__Data rows__.
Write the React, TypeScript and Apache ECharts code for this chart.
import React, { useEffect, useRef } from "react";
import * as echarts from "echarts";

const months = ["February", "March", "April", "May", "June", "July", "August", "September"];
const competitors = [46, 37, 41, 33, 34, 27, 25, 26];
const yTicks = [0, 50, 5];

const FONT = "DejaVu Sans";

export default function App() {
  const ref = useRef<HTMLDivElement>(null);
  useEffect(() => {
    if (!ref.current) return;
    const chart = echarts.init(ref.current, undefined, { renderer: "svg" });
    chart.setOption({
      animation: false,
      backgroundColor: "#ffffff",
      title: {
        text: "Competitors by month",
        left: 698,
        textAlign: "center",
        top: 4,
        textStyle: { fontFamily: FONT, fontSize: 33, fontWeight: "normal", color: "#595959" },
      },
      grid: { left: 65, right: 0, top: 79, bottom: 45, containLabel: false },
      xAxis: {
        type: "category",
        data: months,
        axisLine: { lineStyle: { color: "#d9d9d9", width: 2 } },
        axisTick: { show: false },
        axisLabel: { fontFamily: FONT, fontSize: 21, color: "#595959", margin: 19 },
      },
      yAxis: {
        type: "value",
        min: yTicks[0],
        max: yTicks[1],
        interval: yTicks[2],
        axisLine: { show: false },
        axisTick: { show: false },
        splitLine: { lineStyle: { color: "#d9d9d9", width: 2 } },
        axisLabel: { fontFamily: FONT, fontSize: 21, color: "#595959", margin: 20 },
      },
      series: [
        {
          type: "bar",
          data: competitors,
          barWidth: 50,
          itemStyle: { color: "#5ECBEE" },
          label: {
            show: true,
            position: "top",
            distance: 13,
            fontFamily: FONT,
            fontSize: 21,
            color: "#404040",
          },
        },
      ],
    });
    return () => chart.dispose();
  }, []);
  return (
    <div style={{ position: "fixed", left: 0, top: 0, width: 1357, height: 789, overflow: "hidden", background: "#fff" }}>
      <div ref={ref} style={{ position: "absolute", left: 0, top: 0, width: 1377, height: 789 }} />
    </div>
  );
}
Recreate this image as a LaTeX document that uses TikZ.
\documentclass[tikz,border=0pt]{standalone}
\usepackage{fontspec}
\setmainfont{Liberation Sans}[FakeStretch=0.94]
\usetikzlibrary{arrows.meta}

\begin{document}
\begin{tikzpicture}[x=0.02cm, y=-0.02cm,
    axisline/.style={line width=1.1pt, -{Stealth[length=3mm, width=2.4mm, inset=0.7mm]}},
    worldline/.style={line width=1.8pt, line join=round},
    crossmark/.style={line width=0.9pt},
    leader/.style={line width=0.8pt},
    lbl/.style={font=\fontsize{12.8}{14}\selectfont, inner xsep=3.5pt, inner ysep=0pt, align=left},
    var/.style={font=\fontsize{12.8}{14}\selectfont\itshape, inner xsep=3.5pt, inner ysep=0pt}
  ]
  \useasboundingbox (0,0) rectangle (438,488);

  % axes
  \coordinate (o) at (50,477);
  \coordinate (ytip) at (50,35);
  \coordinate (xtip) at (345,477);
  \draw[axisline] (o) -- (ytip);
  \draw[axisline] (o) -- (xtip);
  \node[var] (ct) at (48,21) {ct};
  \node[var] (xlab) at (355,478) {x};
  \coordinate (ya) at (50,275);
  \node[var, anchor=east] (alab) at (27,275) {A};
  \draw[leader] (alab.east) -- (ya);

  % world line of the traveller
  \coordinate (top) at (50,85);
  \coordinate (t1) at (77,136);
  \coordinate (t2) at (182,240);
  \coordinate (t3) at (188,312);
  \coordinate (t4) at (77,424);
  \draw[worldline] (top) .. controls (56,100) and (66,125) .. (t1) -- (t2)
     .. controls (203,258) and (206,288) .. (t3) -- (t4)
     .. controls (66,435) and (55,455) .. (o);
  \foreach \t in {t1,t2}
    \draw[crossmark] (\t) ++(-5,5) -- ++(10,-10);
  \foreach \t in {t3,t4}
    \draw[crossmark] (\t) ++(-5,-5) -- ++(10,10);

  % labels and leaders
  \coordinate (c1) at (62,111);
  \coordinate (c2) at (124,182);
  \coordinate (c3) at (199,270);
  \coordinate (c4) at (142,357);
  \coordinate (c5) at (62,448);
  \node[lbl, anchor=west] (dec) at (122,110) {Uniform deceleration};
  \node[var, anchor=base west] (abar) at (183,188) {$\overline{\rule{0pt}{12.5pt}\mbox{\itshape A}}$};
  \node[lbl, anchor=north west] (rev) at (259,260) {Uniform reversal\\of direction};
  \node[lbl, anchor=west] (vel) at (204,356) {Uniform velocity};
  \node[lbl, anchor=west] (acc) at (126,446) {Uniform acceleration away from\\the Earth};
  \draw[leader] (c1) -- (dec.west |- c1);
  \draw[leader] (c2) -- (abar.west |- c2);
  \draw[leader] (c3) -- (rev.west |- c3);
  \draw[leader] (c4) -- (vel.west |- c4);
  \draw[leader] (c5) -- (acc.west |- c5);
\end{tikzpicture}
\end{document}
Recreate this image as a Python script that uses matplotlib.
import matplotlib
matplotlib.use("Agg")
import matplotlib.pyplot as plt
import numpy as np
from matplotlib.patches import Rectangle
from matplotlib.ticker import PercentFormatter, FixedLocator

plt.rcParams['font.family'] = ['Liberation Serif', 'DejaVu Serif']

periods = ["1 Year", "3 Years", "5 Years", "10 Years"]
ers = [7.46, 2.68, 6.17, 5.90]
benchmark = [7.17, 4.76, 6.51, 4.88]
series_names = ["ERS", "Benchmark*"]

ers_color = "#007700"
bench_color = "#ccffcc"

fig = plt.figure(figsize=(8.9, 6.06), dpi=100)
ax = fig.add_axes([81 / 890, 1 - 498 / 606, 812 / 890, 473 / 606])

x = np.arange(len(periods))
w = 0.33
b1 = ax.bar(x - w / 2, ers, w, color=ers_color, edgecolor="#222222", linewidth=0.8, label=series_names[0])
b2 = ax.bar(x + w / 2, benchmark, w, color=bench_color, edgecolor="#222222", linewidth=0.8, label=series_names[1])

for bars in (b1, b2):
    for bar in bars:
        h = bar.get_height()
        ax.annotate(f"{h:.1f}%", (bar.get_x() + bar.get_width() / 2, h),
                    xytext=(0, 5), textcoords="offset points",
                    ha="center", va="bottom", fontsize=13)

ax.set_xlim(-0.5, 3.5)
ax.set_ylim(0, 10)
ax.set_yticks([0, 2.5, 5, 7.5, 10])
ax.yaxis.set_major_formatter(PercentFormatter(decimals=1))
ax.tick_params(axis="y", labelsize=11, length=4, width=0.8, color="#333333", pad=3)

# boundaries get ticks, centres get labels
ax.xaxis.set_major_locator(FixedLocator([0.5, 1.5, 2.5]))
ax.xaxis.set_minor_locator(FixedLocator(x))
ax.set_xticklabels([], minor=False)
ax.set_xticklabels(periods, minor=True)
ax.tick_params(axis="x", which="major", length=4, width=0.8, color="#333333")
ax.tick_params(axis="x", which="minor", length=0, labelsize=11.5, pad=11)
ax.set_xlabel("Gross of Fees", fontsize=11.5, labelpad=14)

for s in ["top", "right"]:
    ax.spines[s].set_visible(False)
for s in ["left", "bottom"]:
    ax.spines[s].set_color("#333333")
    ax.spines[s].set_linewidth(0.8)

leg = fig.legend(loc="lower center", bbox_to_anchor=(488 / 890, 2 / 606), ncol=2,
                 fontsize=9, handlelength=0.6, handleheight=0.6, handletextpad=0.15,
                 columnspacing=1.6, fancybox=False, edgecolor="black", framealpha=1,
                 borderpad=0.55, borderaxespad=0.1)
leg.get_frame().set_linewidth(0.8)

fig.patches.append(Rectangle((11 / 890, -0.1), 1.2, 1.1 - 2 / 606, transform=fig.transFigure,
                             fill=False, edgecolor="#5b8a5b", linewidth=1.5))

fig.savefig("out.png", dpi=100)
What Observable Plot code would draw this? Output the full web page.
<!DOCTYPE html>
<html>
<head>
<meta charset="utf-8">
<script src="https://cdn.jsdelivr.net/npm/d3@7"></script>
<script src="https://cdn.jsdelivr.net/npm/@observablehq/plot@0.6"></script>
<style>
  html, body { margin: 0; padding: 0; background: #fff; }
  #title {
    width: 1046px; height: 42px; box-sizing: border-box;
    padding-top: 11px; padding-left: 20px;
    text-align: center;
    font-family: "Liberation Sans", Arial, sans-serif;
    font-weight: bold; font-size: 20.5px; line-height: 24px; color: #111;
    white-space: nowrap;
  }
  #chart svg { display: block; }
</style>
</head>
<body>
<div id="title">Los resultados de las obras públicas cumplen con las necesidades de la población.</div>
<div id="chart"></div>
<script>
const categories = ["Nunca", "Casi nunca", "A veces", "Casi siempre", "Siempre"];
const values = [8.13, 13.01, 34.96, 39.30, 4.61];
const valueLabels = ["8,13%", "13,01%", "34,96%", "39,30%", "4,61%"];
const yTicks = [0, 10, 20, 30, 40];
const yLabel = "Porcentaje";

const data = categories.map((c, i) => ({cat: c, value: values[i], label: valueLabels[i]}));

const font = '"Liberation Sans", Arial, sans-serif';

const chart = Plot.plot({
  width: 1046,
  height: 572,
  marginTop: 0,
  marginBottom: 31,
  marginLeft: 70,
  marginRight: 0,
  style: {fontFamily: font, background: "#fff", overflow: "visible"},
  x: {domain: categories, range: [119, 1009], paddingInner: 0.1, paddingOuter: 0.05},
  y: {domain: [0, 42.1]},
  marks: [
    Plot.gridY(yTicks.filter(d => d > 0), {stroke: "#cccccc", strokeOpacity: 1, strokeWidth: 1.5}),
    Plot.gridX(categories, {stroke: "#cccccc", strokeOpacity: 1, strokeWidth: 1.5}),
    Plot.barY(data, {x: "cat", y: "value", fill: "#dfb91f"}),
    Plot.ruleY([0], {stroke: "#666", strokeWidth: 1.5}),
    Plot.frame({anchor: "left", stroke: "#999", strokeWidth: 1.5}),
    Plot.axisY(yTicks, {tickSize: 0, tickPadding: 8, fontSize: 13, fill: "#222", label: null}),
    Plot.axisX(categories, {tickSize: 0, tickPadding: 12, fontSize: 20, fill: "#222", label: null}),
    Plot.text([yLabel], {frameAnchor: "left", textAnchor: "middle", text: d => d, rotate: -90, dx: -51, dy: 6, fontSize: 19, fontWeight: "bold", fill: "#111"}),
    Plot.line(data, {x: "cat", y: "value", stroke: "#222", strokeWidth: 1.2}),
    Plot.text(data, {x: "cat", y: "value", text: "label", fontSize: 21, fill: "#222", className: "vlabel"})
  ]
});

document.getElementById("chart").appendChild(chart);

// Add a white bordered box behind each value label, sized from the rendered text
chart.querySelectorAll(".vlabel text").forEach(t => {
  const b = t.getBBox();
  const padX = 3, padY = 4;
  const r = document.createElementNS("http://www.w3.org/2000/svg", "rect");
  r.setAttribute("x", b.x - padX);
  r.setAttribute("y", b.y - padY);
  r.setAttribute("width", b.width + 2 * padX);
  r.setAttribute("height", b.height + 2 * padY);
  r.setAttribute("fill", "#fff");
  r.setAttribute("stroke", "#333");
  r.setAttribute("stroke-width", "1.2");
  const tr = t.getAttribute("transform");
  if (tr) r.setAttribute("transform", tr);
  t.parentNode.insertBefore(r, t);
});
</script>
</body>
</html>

__Exercise aim__. Copy every line from the records above that contains the word "this".

__Written answer__.
Write the React, TypeScript and Apache ECharts code for this chart.
Recreate this image as a LaTeX document that uses TikZ.
Recreate this image as a Python script that uses matplotlib.
What Observable Plot code would draw this? Output the full web page.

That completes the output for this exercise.